Kiev's prime minister said the remains of some 250 victims of the 298 killed when the flight went down last week, apparently shot by a surface-to-air missile, had been recovered and moved to train cars, and could be transferred to the Netherlands.
But the bodies are in rebel-held territory where Kiev holds no sway, near the city of Donetsk where intense shelling broke out again on Monday.
The UN Security Council is expected today to adopt an Australia-backed resolution demanding that pro-Russian separatists grant unrestricted access to the crash site for international experts.
Patience was wearing thin over Moscow's stance, even as President Vladimir Putin pledged Russia would do "everything in its power" to resolve the Ukrainian conflict and to open access to the site.

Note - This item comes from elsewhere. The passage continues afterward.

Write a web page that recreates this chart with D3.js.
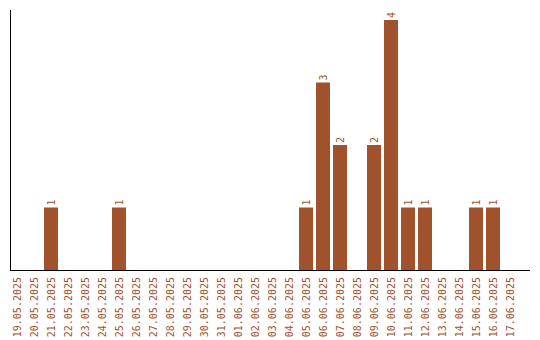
<!DOCTYPE html>
<html>
<head>
<meta charset="utf-8">
<script src="https://cdn.jsdelivr.net/npm/d3@7"></script>
<style>
  body { margin: 0; background: #fff; }
  svg text { font-family: "DejaVu Sans Mono", monospace; font-size: 10px; fill: #a0522d; }
</style>
</head>
<body>
<svg id="chart" width="540" height="340"></svg>
<script>
var dates = [
   "19.05.2025", "20.05.2025", "21.05.2025", "22.05.2025", "23.05.2025",
   "24.05.2025", "25.05.2025", "26.05.2025", "27.05.2025", "28.05.2025",
   "29.05.2025", "30.05.2025", "31.05.2025", "01.06.2025", "02.06.2025",
   "03.06.2025", "04.06.2025", "05.06.2025", "06.06.2025", "07.06.2025",
   "08.06.2025", "09.06.2025", "10.06.2025", "11.06.2025", "12.06.2025",
   "13.06.2025", "14.06.2025", "15.06.2025", "16.06.2025", "17.06.2025",
];
var counts = [
   0, 0, 1, 0, 0, 0, 1, 0, 0, 0,
   0, 0, 0, 0, 0, 0, 0, 1, 3, 2,
   0, 2, 4, 1, 1, 0, 0, 1, 1, 0,
];

var barColor = "#a0522d";
var svg = d3.select("svg#chart");

// scales
var x = d3.scaleBand()
   .domain(dates)
   .range([10, 517])
   .paddingInner(3 / 17)
   .paddingOuter(0);

var y = d3.scaleLinear().domain([0, 4]).range([270, 20]);

// bars
svg.selectAll("rect.bar")
   .data(dates)
   .enter()
   .filter((d, i) => counts[i] > 0)
   .append("rect")
   .attr("class", "bar")
   .attr("x", (d) => x(d))
   .attr("width", x.bandwidth())
   .attr("y", (d) => y(counts[dates.indexOf(d)]))
   .attr("height", (d) => y(0) - y(counts[dates.indexOf(d)]))
   .attr("fill", barColor);

// value labels
svg.selectAll("text.val")
   .data(dates.filter((d, i) => counts[i] > 0))
   .enter()
   .append("text")
   .attr("class", "val")
   .attr("transform", (d) =>
      "translate(" + (x(d) + x.bandwidth() / 2 + 3.5) + "," + (y(counts[dates.indexOf(d)]) - 2) + ") rotate(-90)")
   .text((d) => counts[dates.indexOf(d)]);

// x tick labels
svg.selectAll("text.tick")
   .data(dates)
   .enter()
   .append("text")
   .attr("class", "tick")
   .attr("text-anchor", "end")
   .attr("transform", (d) =>
      "translate(" + (x(d) + x.bandwidth() / 2 + 3.5) + ",277) rotate(-90)")
   .text((d) => d);

// axes lines
svg.append("line")
   .attr("x1", 10.5).attr("x2", 10.5)
   .attr("y1", 10).attr("y2", 270)
   .attr("stroke", "#000");
svg.append("line")
   .attr("x1", 10).attr("x2", 530)
   .attr("y1", 270.5).attr("y2", 270.5)
   .attr("stroke", "#000");
</script>
</body>
</html>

The under-fire Russian leader appeared to seek to temper world fury after Washington said it had overwhelming evidence the missile system used to shoot down the Malaysia Airlines jet was transferred from Russia to the rebels.
After speaking with Putin, Australian Prime Minister Tony Abbott noted he had "said all the right things" but that he would "hold the president to his word".
"That is certainly my intention, and it should be the intention of the family of nations to hold the president to his word," Abbott said, as concerns rose over tampering with evidence including the victims' remains and the plane's black boxes.
Twenty-eight Australian nationals and nine residents were among the passengers from a dozen countries on the doomed flight.
At the Torez station, close to Donetsk, an AFP reporter witnessed the Dutch investigators, wearing masks and headlights, open each of the train wagons holding the remains of recovered bodies, amid an overpowering stench.